Florence Chong's picture

CENTRAL BANKERS are preparing to welcome the RMB as an emerging major global reserve currency – alongside the US dollar and the Euro. Fluctuations in the Yuan are already influencing central bank policies in Asia . . . 

WHILE the wider global community chatters excitedly about the internationalisation of the Chinese yuan, the conversation among central bankers is about its role as a reserve currency. Indeed, central banks in those Asian countries which have strong trade and economic links with China already include the Renminbi in their portfolio of reserve currencies.

Listening to discussions during a recent high-level conference, it is clear that, while it is not quite an international currency, the RMB is already a regional currency.

And for this reason, fluctuations in the Chinese yuan increasingly affect the exchange rate of Asian currencies — and influence the policies of their central banks.

Chinese Premier Li Keqiang has foreshadowed partial opening of China’s capital account to allow the RMB to trade in an even wider band. The Chinese are also expected to liberalise interest rate movements.

These moves are widely anticipated — the question is when? 

Quietly, however, the yuan is taking its place alongside the US dollar, the Euro and the yen — as a reserve currency.

A couple of central bankers from the US, along with currency strategists from leading global banks, executives from the Bank of International Settlements (BIS), and top academics whose research focus is on the Chinese currency, gathered in Hong Kong in May to swap notes on the growing influence of the RMB.

The most optimistic of speakers at the conference, which was hosted by the Economics and Finance Faculty of City University, believes the US will cease to be the world’s only reserve currency in the not-too-distant future.
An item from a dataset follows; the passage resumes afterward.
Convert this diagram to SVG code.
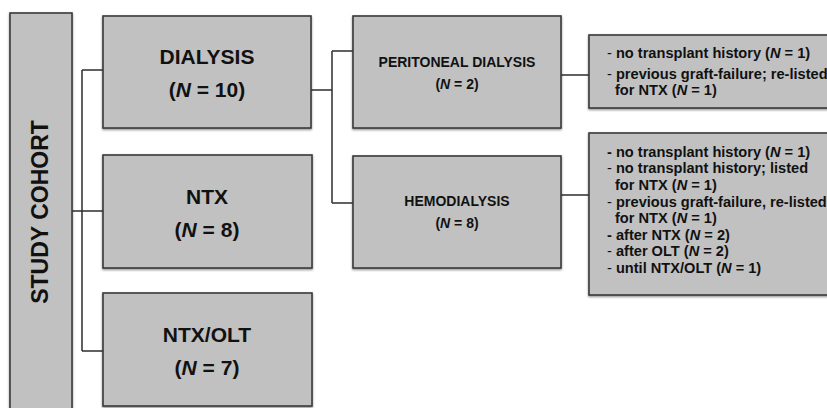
<svg xmlns="http://www.w3.org/2000/svg" width="827" height="408" viewBox="0 0 827 408">
<defs>
<filter id="sh" x="-5%" y="-5%" width="110%" height="115%">
<feDropShadow dx="0" dy="1.2" stdDeviation="0.8" flood-color="#000" flood-opacity="0.45"/>
</filter>
</defs>
<style>
.box{fill:#c1c1c1;stroke:#3a3a3a;stroke-width:1.6;filter:url(#sh)}
.con{fill:none;stroke:#2e2e2e;stroke-width:1.5}
text{font-family:"Liberation Sans",Arial,sans-serif;font-weight:bold;fill:#111}
.big{font-size:21px;text-anchor:middle}
.mid{font-size:14px;text-anchor:middle}
.sm{font-size:14.6px}
.d{font-weight:normal}
.i{font-style:italic}
</style>
<rect width="827" height="408" fill="#fff"/>
<g id="connectors">
<path class="con" d="M72,211 H82 M82,70 V351 M82,70 H103 M82,211 H103 M82,351 H103"/>
<path class="con" d="M311,90 H332 M332,51 V203 M332,51 H353 M332,203 H353"/>
<path class="con" d="M561,75 H589 M561,195 H589"/>
</g>
<g id="study-cohort">
<rect class="box" x="10" y="13" width="62" height="400"/>
<text class="big" transform="translate(48,212) rotate(-90)" style="font-size:23px">STUDY COHORT</text>
</g>
<g id="dialysis">
<rect class="box" x="103" y="16" width="208" height="112"/>
<text class="big" x="207" y="64">DIALYSIS</text>
<text class="big" x="207" y="97">(<tspan class="i">N</tspan> = 10)</text>
</g>
<g id="ntx">
<rect class="box" x="103" y="155" width="209" height="113"/>
<text class="big" x="207" y="204">NTX</text>
<text class="big" x="207" y="237">(<tspan class="i">N</tspan> = 8)</text>
</g>
<g id="ntx-olt">
<rect class="box" x="103" y="293" width="209" height="113"/>
<text class="big" x="207" y="342">NTX/OLT</text>
<text class="big" x="207" y="375">(<tspan class="i">N</tspan> = 7)</text>
</g>
<g id="peritoneal">
<rect class="box" x="353" y="16" width="208" height="112"/>
<text class="mid" x="457" y="67">PERITONEAL DIALYSIS</text>
<text class="mid" x="457" y="89">(<tspan class="i">N</tspan> = 2)</text>
</g>
<g id="hemodialysis">
<rect class="box" x="353" y="156" width="208" height="112"/>
<text class="mid" x="457" y="206">HEMODIALYSIS</text>
<text class="mid" x="457" y="228">(<tspan class="i">N</tspan> = 8)</text>
</g>
<g id="peritoneal-details">
<rect class="box" x="589" y="35" width="245" height="73"/>
<text class="sm" x="607" y="58"><tspan class="d">-</tspan> no transplant history (<tspan class="i">N</tspan> = 1)</text>
<text class="sm" x="607" y="79"><tspan class="d">-</tspan> previous graft-failure; re-listed</text>
<text class="sm" x="615" y="95">for NTX (<tspan class="i">N</tspan> = 1)</text>
</g>
<g id="hemodialysis-details">
<rect class="box" x="589" y="133" width="245" height="162"/>
<text class="sm" x="607" y="157">- no transplant history (<tspan class="i">N</tspan> = 1)</text>
<text class="sm" x="607" y="173"><tspan class="d">-</tspan> no transplant history; listed</text>
<text class="sm" x="615" y="190">for NTX (<tspan class="i">N</tspan> = 1)</text>
<text class="sm" x="607" y="207"><tspan class="d">-</tspan> previous graft-failure, re-listed</text>
<text class="sm" x="615" y="223">for NTX (<tspan class="i">N</tspan> = 1)</text>
<text class="sm" x="607" y="240">- after NTX (<tspan class="i">N</tspan> = 2)</text>
<text class="sm" x="607" y="256"><tspan class="d">-</tspan> after OLT (<tspan class="i">N</tspan> = 2)</text>
<text class="sm" x="607" y="273"><tspan class="d">-</tspan> until NTX/OLT (<tspan class="i">N</tspan> = 1)</text>
</g>
</svg>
Instead, in what is described as a multi-polar world, this speaker believes that the RMB, the US$ and the Euro will make up 90 per cent of the world’s reserve currencies, leaving the remaining 10 per cent to be shared among smaller currencies, including the yen and the Swiss franc.

“We see plenty of evidence of central banks wanting to include the Renminbi in their basket of reserve currencies,” said a senior executive of the Basel-based BIS, which represents central bankers.

The Bank of Thailand, for example, is one central bank already including the RMB in its reserve basket. This explains why the Thai baht has been moving with the appreciating yuan against the US dollar and the Euro.

For countries with big trade accounts with China, the experts agree that it makes sense to put a lower weight on the dollar — and more on the RMB.

Economists from the ASEAN+3 Research Office (AMRO), located in Singapore, says the Chinese currency is now a “reference currency” for the 14 economies of East Asia. (ASEAN+3 is a grouping including the 10 members of the Association of Southeast Asian Nations plus South Korea, Japan and China. AMRO, an emerging Asian monetary fund, was created to provide surveillance of the financial system of member nations.)

The Amro research finds that the increase in the weight of the RMB in regional currency baskets can be traced to the widening of the band in which the RMB has been able to trade against the US dollar since July 2005.

It finds that while it remains the anchor currency in this region, the US dollar has “seemingly lost its dominating status”. This is a result of closer trade and financial linkages with China, which is also increasing investment in Asian countries. 

RMB cross-border trade settlements reached 2.94 trillion (US$467 billion), and accounted for 8.4 per cent of total Chinese trade settlements, in 2012.

Despite the fact that China is a big net international creditor, however, the RMB is not yet seen as a safe haven currency like the Japanese yen or the Swiss franc.

“Safe haven” is defined as an asset that maintains its value or even increases its value when global wealth declines. 

During the recent global crises, the Chinese themselves bought US-denominated assets, seeing them as safe haven assets. The Chinese currency tends to depreciate in times of stockmarket turmoil.

While it may not yet have achieved the status of a safe haven currency, experts say this does not preclude the renminbi from playing a role as a significant reserve currency. Its attraction to risk-averse investors and official reserve managers (with central banks) is

Conference participants stressed the need to manage the transition of the RMB as it replaces the US dollar in its share of reserve currency basket, to avoid serious disruptions to the global financial system.

They say it is crucial that the phenomenon does not lead to a dumping of the US dollar, which would cause market chaos. Global
organisations, such as the International Monetary Fund and the Group of 20 nations, will have a key role in ensuring a smooth transition.